Thanksgiving was typical with a splash of something new. Andrew and I met his family; mother, step-father, brother and grandmother, at Gustov's last night. We ate and left in under an hour. I was happy for the invite and thankful Andrew's step-father paid. I'd give more details but it was quite uneventful. They are not a talkative bunch. Although, I was surprised by how irritated the grandmother got when a child, maybe a year and half old, was crying in the restaurant. She was so annoyed, she left!
The crying child was three or four tables away in a booth. He was fussy but I guess it didn't bother me. I felt bad for his parents but they let him cry for a few minutes and then one of them took him outside until he calmed down. Perhaps Andrew's grandmother is not used to going to a family restaurant on a holiday... I absolutely expected the restaurant to be crowded and noisy. I was surprised by her absolute intolerance of the fussy child and how everyone at the table told her she could leave. I guess it made her extremely uncomfortable...? To me, it was background noise.
The splash of new is I went to my mother's house after dinner at Gustov's. Andrew met my mother and her boyfriend, Jerry. This is a first. A boyfriend met my mother. Amjad has met my mother but it was always extremely brief and the situation would be saturated with drama. I believe he met her at our Senior Prom. My mother came over to what used to be her house w/the family, and took pictures of us. And the second time they communicated was a couple months later when Amjad and I graduated high school. My Dad took the entire family out to dinner.

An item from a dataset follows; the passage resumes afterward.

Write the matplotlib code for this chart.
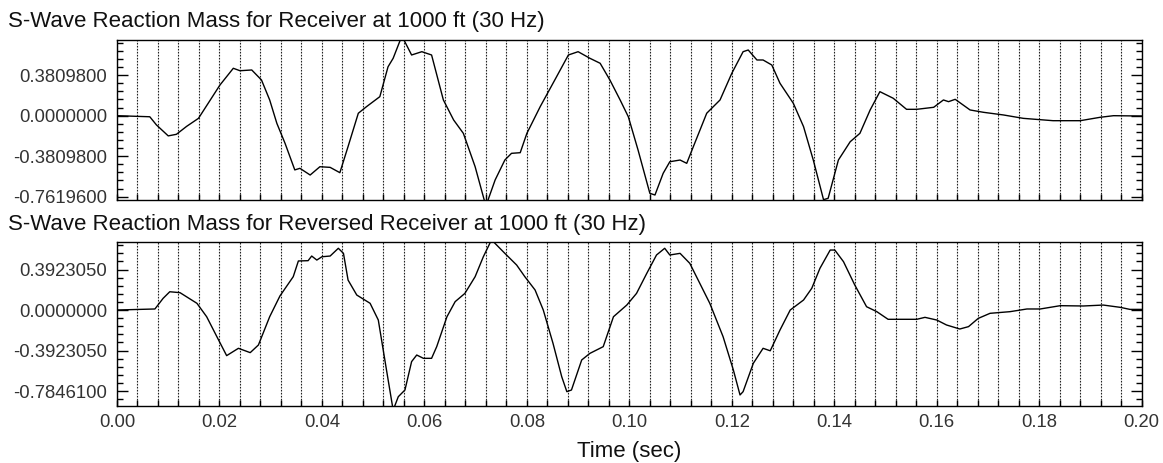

We arrived at the house and chatted up Jerry, who was cleaning up the kitchen. To my surprise my only uncle on my mother's side, Gene, was spending time w/his grandmother, my great grandmother, Helen, at the house. Andrew and I joined them downstairs and made small talk. I haven't seen my Great Grandmother Helen since 1987 and I haven't seen my Uncle Gene in nearly 6 years.
We made our way upstairs and met up with my sisters, Emily and Katie, and while we stood in their door way and talked my mother came out of her bedroom. My boyfriend officially met my mother. Nothing awkward. She said hello, she was waking up from a nap. Andrew and I stayed maybe another 15 minutes, said hi and bye to everyone.
The hardest part was coming home and Andrew having no idea what a gigantic step that was. I felt a little sad. There were five years of my life where my mother and I could not speak to each other. Our emotions did not allow us to talk - we could only scream or not stand to be in the same room w/the other. All I ever felt was anger. I used to pray to Jehovah to forgive me for hating my mother. I hated the things she did and said - I was consumed by my anger. I did not have the maturity to take in the big picture, all I saw was her leaving and hearing her lies. And since all we could do was scream, I was not allowed in her home, on her property - I was not allowed to visit my siblings. I would call and leave messages with no returns. I would call and someone would answer and immediately the phone would slam down in my ear. I was hospitalized and she did not come, she did not call. I was not acknowledged as one of her children.
It took me five years to mature, experience life w/o a mother's guidance, get therapy and just let go of that anger that I used to shield myself from the pain I was really feeling over my parents divorce and at the loss of losing my sister; who left w/my mother when she moved out of the house. Five years is a fifth of my life!
Andrew didn't get it or was not interested. His shoulder was hurting him. I just felt like crying. What do you do when a huge moment happens and no one around you cares? I just wanted someone to say, "this is so awesome that you and your mother can finally do this." B/c so much heartache is just below the surface. So many questions, so much time lost, so many things we both missed out on.
But to look to the future, hopefully this continues. Hopefully I can continue to process things w/o anger and letting go of the past. And in turn, she continues to let me come over and we can chat, perhaps about something other then the dogs. Maybe school, maybe life, maybe what the hell have you been doing since 2003?
It is Black Friday. I feel a little isolated yet I'm at work. I don't have class tonight, so that's awesome. I will remember this Thanksgiving for years to come.